Start of MATERIAL

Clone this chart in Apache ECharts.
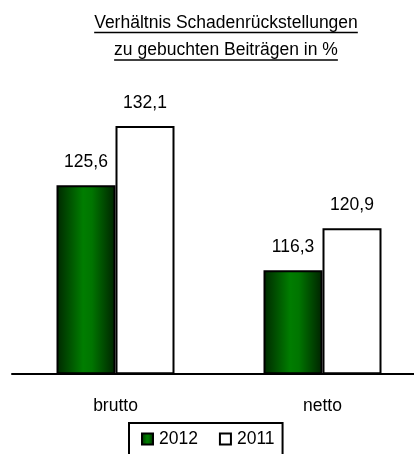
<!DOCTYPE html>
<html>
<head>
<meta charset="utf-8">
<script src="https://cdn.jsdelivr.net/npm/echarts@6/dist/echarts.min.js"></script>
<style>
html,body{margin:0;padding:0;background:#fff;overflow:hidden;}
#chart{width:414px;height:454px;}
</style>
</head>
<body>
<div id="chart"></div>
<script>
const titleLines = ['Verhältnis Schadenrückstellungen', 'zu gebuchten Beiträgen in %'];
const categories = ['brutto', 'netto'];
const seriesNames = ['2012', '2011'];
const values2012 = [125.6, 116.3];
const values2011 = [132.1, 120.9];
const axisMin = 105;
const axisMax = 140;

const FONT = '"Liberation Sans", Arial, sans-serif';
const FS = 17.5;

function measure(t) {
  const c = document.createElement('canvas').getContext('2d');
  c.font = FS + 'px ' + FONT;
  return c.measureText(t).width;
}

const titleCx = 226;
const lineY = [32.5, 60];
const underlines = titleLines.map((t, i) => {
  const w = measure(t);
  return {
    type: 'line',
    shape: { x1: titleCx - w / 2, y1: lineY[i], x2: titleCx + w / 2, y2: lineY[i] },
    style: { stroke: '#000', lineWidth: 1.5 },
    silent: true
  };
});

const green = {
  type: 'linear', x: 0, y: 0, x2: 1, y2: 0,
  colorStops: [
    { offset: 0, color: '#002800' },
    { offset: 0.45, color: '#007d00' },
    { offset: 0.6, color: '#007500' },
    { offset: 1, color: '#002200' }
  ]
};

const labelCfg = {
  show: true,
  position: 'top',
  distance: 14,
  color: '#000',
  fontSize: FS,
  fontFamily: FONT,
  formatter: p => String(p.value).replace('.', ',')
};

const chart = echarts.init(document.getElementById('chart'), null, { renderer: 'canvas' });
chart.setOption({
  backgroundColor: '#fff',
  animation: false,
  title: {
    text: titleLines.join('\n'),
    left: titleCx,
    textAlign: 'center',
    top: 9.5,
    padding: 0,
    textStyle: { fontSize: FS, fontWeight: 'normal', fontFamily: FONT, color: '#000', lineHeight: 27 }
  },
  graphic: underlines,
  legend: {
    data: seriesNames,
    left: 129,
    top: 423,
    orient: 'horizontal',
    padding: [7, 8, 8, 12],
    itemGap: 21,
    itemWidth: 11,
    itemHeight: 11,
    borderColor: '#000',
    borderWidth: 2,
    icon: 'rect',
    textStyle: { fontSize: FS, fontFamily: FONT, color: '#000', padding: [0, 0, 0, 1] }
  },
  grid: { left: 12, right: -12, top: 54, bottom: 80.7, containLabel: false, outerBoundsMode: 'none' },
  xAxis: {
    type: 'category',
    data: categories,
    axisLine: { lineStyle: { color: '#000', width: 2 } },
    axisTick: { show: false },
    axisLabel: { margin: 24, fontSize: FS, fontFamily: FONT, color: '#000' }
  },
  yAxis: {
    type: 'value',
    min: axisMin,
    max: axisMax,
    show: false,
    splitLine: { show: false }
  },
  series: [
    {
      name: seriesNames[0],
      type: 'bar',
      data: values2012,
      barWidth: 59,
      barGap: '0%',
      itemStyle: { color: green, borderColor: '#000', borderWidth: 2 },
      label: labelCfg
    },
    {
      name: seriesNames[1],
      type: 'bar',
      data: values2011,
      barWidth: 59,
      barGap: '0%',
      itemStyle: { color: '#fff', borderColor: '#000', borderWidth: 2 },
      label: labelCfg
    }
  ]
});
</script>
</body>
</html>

End of MATERIAL

**PROBLEM TO WORK ON**
Produce an exact copy of each line of data, skipping embedded images.

**COMPLETE RESPONSE**
Clone this chart in Apache ECharts.
<!DOCTYPE html>
<html>
<head>
<meta charset="utf-8">
<script src="https://cdn.jsdelivr.net/npm/echarts@6/dist/echarts.min.js"></script>
<style>
html,body{margin:0;padding:0;background:#fff;overflow:hidden;}
#chart{width:414px;height:454px;}
</style>
</head>
<body>
<div id="chart"></div>
<script>
const titleLines = ['Verhältnis Schadenrückstellungen', 'zu gebuchten Beiträgen in %'];
const categories = ['brutto', 'netto'];
const seriesNames = ['2012', '2011'];
const values2012 = [125.6, 116.3];
const values2011 = [132.1, 120.9];
const axisMin = 105;
const axisMax = 140;

const FONT = '"Liberation Sans", Arial, sans-serif';
const FS = 17.5;

function measure(t) {
  const c = document.createElement('canvas').getContext('2d');
  c.font = FS + 'px ' + FONT;
  return c.measureText(t).width;
}

const titleCx = 226;
const lineY = [32.5, 60];
const underlines = titleLines.map((t, i) => {
  const w = measure(t);
  return {
    type: 'line',
    shape: { x1: titleCx - w / 2, y1: lineY[i], x2: titleCx + w / 2, y2: lineY[i] },
    style: { stroke: '#000', lineWidth: 1.5 },
    silent: true
  };
});

const green = {
  type: 'linear', x: 0, y: 0, x2: 1, y2: 0,
  colorStops: [
    { offset: 0, color: '#002800' },
    { offset: 0.45, color: '#007d00' },
    { offset: 0.6, color: '#007500' },
    { offset: 1, color: '#002200' }
  ]
};

const labelCfg = {
  show: true,
  position: 'top',
  distance: 14,
  color: '#000',
  fontSize: FS,
  fontFamily: FONT,
  formatter: p => String(p.value).replace('.', ',')
};

const chart = echarts.init(document.getElementById('chart'), null, { renderer: 'canvas' });
chart.setOption({
  backgroundColor: '#fff',
  animation: false,
  title: {
    text: titleLines.join('\n'),
    left: titleCx,
    textAlign: 'center',
    top: 9.5,
    padding: 0,
    textStyle: { fontSize: FS, fontWeight: 'normal', fontFamily: FONT, color: '#000', lineHeight: 27 }
  },
  graphic: underlines,
  legend: {
    data: seriesNames,
    left: 129,
    top: 423,
    orient: 'horizontal',
    padding: [7, 8, 8, 12],
    itemGap: 21,
    itemWidth: 11,
    itemHeight: 11,
    borderColor: '#000',
    borderWidth: 2,
    icon: 'rect',
    textStyle: { fontSize: FS, fontFamily: FONT, color: '#000', padding: [0, 0, 0, 1] }
  },
  grid: { left: 12, right: -12, top: 54, bottom: 80.7, containLabel: false, outerBoundsMode: 'none' },
  xAxis: {
    type: 'category',
    data: categories,
    axisLine: { lineStyle: { color: '#000', width: 2 } },
    axisTick: { show: false },
    axisLabel: { margin: 24, fontSize: FS, fontFamily: FONT, color: '#000' }
  },
  yAxis: {
    type: 'value',
    min: axisMin,
    max: axisMax,
    show: false,
    splitLine: { show: false }
  },
  series: [
    {
      name: seriesNames[0],
      type: 'bar',
      data: values2012,
      barWidth: 59,
      barGap: '0%',
      itemStyle: { color: green, borderColor: '#000', borderWidth: 2 },
      label: labelCfg
    },
    {
      name: seriesNames[1],
      type: 'bar',
      data: values2011,
      barWidth: 59,
      barGap: '0%',
      itemStyle: { color: '#fff', borderColor: '#000', borderWidth: 2 },
      label: labelCfg
    }
  ]
});
</script>
</body>
</html>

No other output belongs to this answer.